* WHAT IS NEEDED: Retype only what runs from the first line of the records to the line with "(10,15) -- (395,15);", inclusive, and no pictures.

▬▬▬▬▬▬

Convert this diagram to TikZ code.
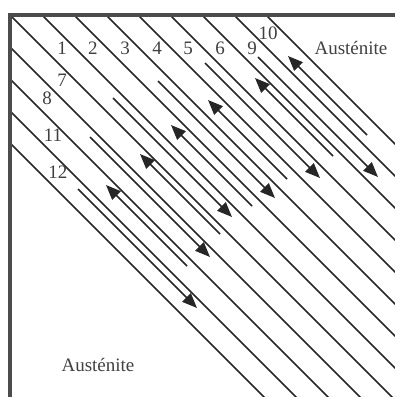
\documentclass[tikz,border=0pt]{standalone}
\usepackage{fontspec}
\setmainfont{Liberation Serif}
\usetikzlibrary{arrows.meta}

\begin{document}
\begin{tikzpicture}[
  x=1pt, y=-1pt,
  wall/.style={line width=4pt, draw=black!70},
  trace/.style={line width=1.6pt, draw=black!85},
  fwd/.style={trace, -{Triangle[length=15pt, width=12pt]}},
  back/.style={trace, {Triangle[length=15pt, width=12pt]}-},
  lbl/.style={font=\fontsize{19}{22}\selectfont, text=black!75, inner sep=0pt}
]
\useasboundingbox (0,0) rectangle (395,397);

% long traces, clipped by the frame
\begin{scope}
\clip (10,15) rectangle (395,397);
\foreach \c in {-133,-101,...,251}
  \draw[trace] ({\c-20},-20) -- ({\c+420},420);
\end{scope}

% short traces running down
\foreach \c/\a/\b in {-111/78/197, -47/90/210, 15/113/232, 77/158/275, 142/205/320, 201/258/378}
  \draw[fwd] ({\a},{\a-(\c)}) -- ({\b},{\b-(\c)});

% short traces running up
\foreach \c/\a/\b in {-79/106/187, -14/140/220, 46/171/252, 108/208/287, 177/255/333, 232/288/367}
  \draw[back] ({\a},{\a-(\c)}) -- ({\b},{\b-(\c)});

% frame
\draw[wall] (10,397) -- (10,15) -- (395,15);

% labels
\node[lbl] (n1) at (62,48) {1};
\node[lbl] (n2) at (93,48) {2};
\node[lbl] (n3) at (125,48) {3};
\node[lbl] (n4) at (157,48) {4};
\node[lbl] (n5) at (188,48) {5};
\node[lbl] (n6) at (220,48) {6};
\node[lbl] (n9) at (252,48) {9};
\node[lbl] (n10) at (268,33) {10};
\node[lbl] (n7) at (62,80) {7};
\node[lbl] (n8) at (47,98) {8};
\node[lbl] (n11) at (53,135) {11};
\node[lbl] (n12) at (58,172) {12};
\node[lbl] (topaus) at (351,48) {Austénite};
\node[lbl] (botaus) at (98,365) {Austénite};

\end{tikzpicture}
\end{document}
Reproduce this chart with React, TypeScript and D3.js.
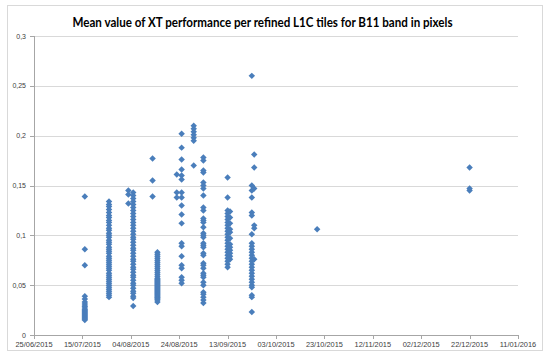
import React from "react";
import * as d3 from "d3";

// ---- data ----
const title = "Mean value of XT performance per refined L1C tiles for B11 band in pixels";

const xTickLabels = [
  "25/06/2015", "15/07/2015", "04/08/2015", "24/08/2015", "13/09/2015", "03/10/2015",
  "23/10/2015", "12/11/2015", "02/12/2015", "22/12/2015", "11/01/2016",
];
const yTickValues = [0, 0.05, 0.1, 0.15, 0.2, 0.25, 0.3];

const d20150716 = [0.139, 0.086, 0.07, 0.039, 0.036, 0.033, 0.031, 0.029, 0.028, 0.026, 0.025, 0.024, 0.023, 0.022, 0.021, 0.02, 0.019, 0.018, 0.017, 0.016, 0.015];
const d20150726 = [0.134, 0.131, 0.129, 0.126, 0.123, 0.12, 0.118, 0.115, 0.113, 0.11, 0.107, 0.105, 0.102, 0.1, 0.098, 0.095, 0.093, 0.091, 0.088, 0.086, 0.084, 0.082, 0.079, 0.077, 0.075, 0.073, 0.071, 0.069, 0.067, 0.065, 0.062, 0.06, 0.058, 0.056, 0.054, 0.052, 0.05, 0.048, 0.046, 0.044, 0.042, 0.04, 0.038];
const d20150803 = [0.145, 0.141, 0.132];
const d20150805 = [0.143, 0.14, 0.137, 0.134, 0.131, 0.128, 0.125, 0.122, 0.119, 0.116, 0.113, 0.11, 0.107, 0.104, 0.101, 0.098, 0.096, 0.093, 0.09, 0.087, 0.085, 0.082, 0.079, 0.076, 0.074, 0.071, 0.068, 0.066, 0.063, 0.06, 0.058, 0.055, 0.052, 0.05, 0.047, 0.044, 0.042, 0.039, 0.037, 0.029];
const d20150813 = [0.177, 0.155, 0.139];
const d20150815 = [0.083, 0.081, 0.079, 0.077, 0.075, 0.073, 0.071, 0.069, 0.067, 0.065, 0.063, 0.061, 0.059, 0.057, 0.056, 0.055, 0.054, 0.053, 0.052, 0.051, 0.05, 0.049, 0.048, 0.047, 0.046, 0.045, 0.044, 0.043, 0.042, 0.041, 0.04, 0.039, 0.038, 0.037, 0.036, 0.035, 0.033];
const d20150823 = [0.161, 0.143, 0.138];
const d20150825 = [0.202, 0.188, 0.176, 0.166, 0.16, 0.156, 0.143, 0.138, 0.13, 0.121, 0.112, 0.092, 0.089, 0.079, 0.07, 0.067, 0.058, 0.055, 0.052];
const d20150830 = [0.21, 0.207, 0.204, 0.201, 0.198, 0.195, 0.17];
const d20150903 = [0.178, 0.175, 0.165, 0.163, 0.153, 0.15, 0.147, 0.14, 0.128, 0.125, 0.117, 0.115, 0.113, 0.108, 0.102, 0.1, 0.098, 0.092, 0.09, 0.088, 0.082, 0.08, 0.072, 0.07, 0.067, 0.062, 0.06, 0.058, 0.053, 0.05, 0.043, 0.041, 0.038, 0.035, 0.032];
const d20150913 = [0.158, 0.138, 0.125, 0.122, 0.119, 0.116, 0.113, 0.11, 0.107, 0.104, 0.101, 0.098, 0.095, 0.092, 0.089, 0.086, 0.083, 0.08, 0.077, 0.074, 0.071, 0.068];
const d20150914 = [0.124, 0.118, 0.112, 0.106, 0.103, 0.097, 0.091, 0.088, 0.085, 0.082, 0.079, 0.076];
const d20150923 = [0.26, 0.15, 0.145, 0.138, 0.123, 0.12, 0.101, 0.092, 0.089, 0.086, 0.083, 0.08, 0.077, 0.074, 0.071, 0.068, 0.065, 0.062, 0.059, 0.056, 0.053, 0.05, 0.048, 0.04, 0.038, 0.023];
const d20150924 = [0.181, 0.168, 0.147, 0.11, 0.107, 0.076];
const d20151020 = [0.106];
const d20151222 = [0.168, 0.147, 0.145];

const acquisitions: [string, number[]][] = [
  ["2015-07-16", d20150716],
  ["2015-07-26", d20150726],
  ["2015-08-03", d20150803],
  ["2015-08-05", d20150805],
  ["2015-08-13", d20150813],
  ["2015-08-15", d20150815],
  ["2015-08-23", d20150823],
  ["2015-08-25", d20150825],
  ["2015-08-30", d20150830],
  ["2015-09-03", d20150903],
  ["2015-09-13", d20150913],
  ["2015-09-14", d20150914],
  ["2015-09-23", d20150923],
  ["2015-09-24", d20150924],
  ["2015-10-20", d20151020],
  ["2015-12-22", d20151222],
];

const parseLabel = (s: string) => {
  const [dd, mm, yy] = s.split("/").map(Number);
  return new Date(Date.UTC(yy, mm - 1, dd));
};
const parseIso = d3.utcParse("%Y-%m-%d");

export default function App() {
  const W = 550, H = 358;
  const left = 34, right = 518, top = 36, bottom = 335;
  const xDates = xTickLabels.map(parseLabel);
  const x = d3.scaleUtc().domain([xDates[0], xDates[xDates.length - 1]]).range([left, right]);
  const y = d3.scaleLinear().domain([0, 0.3]).range([bottom, top]);
  const fmtY = (v: number) => d3.format("~g")(v).replace(".", ",");
  const diamond = d3.symbol().type(d3.symbolSquare).size(21)();
  const points: { cx: number; cy: number }[] = [];
  acquisitions.forEach(([d, vals]) => {
    const dx = x(parseIso(d)!);
    vals.forEach((v) => points.push({ cx: dx, cy: y(v) }));
  });
  const axisCol = "#a6a6a6";
  const font = "'Liberation Sans', Arial, sans-serif";
  return (
    <div style={{ position: "fixed", left: 0, top: 0 }}>
      <svg width={W} height={H} style={{ display: "block", background: "#fff" }}>
        <rect x={7.5} y={5.5} width={535} height={345} fill="#fff" stroke="#d9d9d9" strokeWidth={1} />
        <text x={262.5} y={26.5} textAnchor="middle" fontFamily="Lato, sans-serif" fontWeight="bold" fontSize={13.4} fill="#000" textLength={380} lengthAdjust="spacingAndGlyphs">
          {title}
        </text>
        {yTickValues.map((v) => (
          <g key={v}>
            {v > 0 && (
              <line x1={left} x2={right} y1={Math.round(y(v)) + 0.5} y2={Math.round(y(v)) + 0.5} stroke="#d9d9d9" />
            )}
            <line x1={left - 4} x2={left} y1={Math.round(y(v)) + 0.5} y2={Math.round(y(v)) + 0.5} stroke={axisCol} />
            <text x={left - 8} y={y(v) + 2.5} textAnchor="end" fontFamily={font} fontSize={7} fill="#404040">
              {fmtY(v)}
            </text>
          </g>
        ))}
        <line x1={left + 0.5} x2={left + 0.5} y1={top} y2={bottom} stroke={axisCol} />
        <line x1={left} x2={right} y1={bottom + 0.5} y2={bottom + 0.5} stroke={axisCol} />
        {xDates.map((d, i) => (
          <g key={i}>
            <line x1={Math.round(x(d)) + 0.5} x2={Math.round(x(d)) + 0.5} y1={bottom} y2={bottom + 4} stroke={axisCol} />
            <text x={x(d)} y={347} textAnchor="middle" fontFamily={font} fontSize={7.4} fill="#404040">
              {xTickLabels[i]}
            </text>
          </g>
        ))}
        {points.map((p, i) => (
          <path key={i} d={diamond!} transform={`translate(${p.cx},${p.cy}) rotate(45)`} fill="#4a7ebb" />
        ))}
      </svg>
    </div>
  );
}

▬▬▬▬▬▬

* EXERCISE RESPONSE:
Convert this diagram to TikZ code.
\documentclass[tikz,border=0pt]{standalone}
\usepackage{fontspec}
\setmainfont{Liberation Serif}
\usetikzlibrary{arrows.meta}

\begin{document}
\begin{tikzpicture}[
  x=1pt, y=-1pt,
  wall/.style={line width=4pt, draw=black!70},
  trace/.style={line width=1.6pt, draw=black!85},
  fwd/.style={trace, -{Triangle[length=15pt, width=12pt]}},
  back/.style={trace, {Triangle[length=15pt, width=12pt]}-},
  lbl/.style={font=\fontsize{19}{22}\selectfont, text=black!75, inner sep=0pt}
]
\useasboundingbox (0,0) rectangle (395,397);

% long traces, clipped by the frame
\begin{scope}
\clip (10,15) rectangle (395,397);
\foreach \c in {-133,-101,...,251}
  \draw[trace] ({\c-20},-20) -- ({\c+420},420);
\end{scope}

% short traces running down
\foreach \c/\a/\b in {-111/78/197, -47/90/210, 15/113/232, 77/158/275, 142/205/320, 201/258/378}
  \draw[fwd] ({\a},{\a-(\c)}) -- ({\b},{\b-(\c)});

% short traces running up
\foreach \c/\a/\b in {-79/106/187, -14/140/220, 46/171/252, 108/208/287, 177/255/333, 232/288/367}
  \draw[back] ({\a},{\a-(\c)}) -- ({\b},{\b-(\c)});

% frame
\draw[wall] (10,397) -- (10,15) -- (395,15);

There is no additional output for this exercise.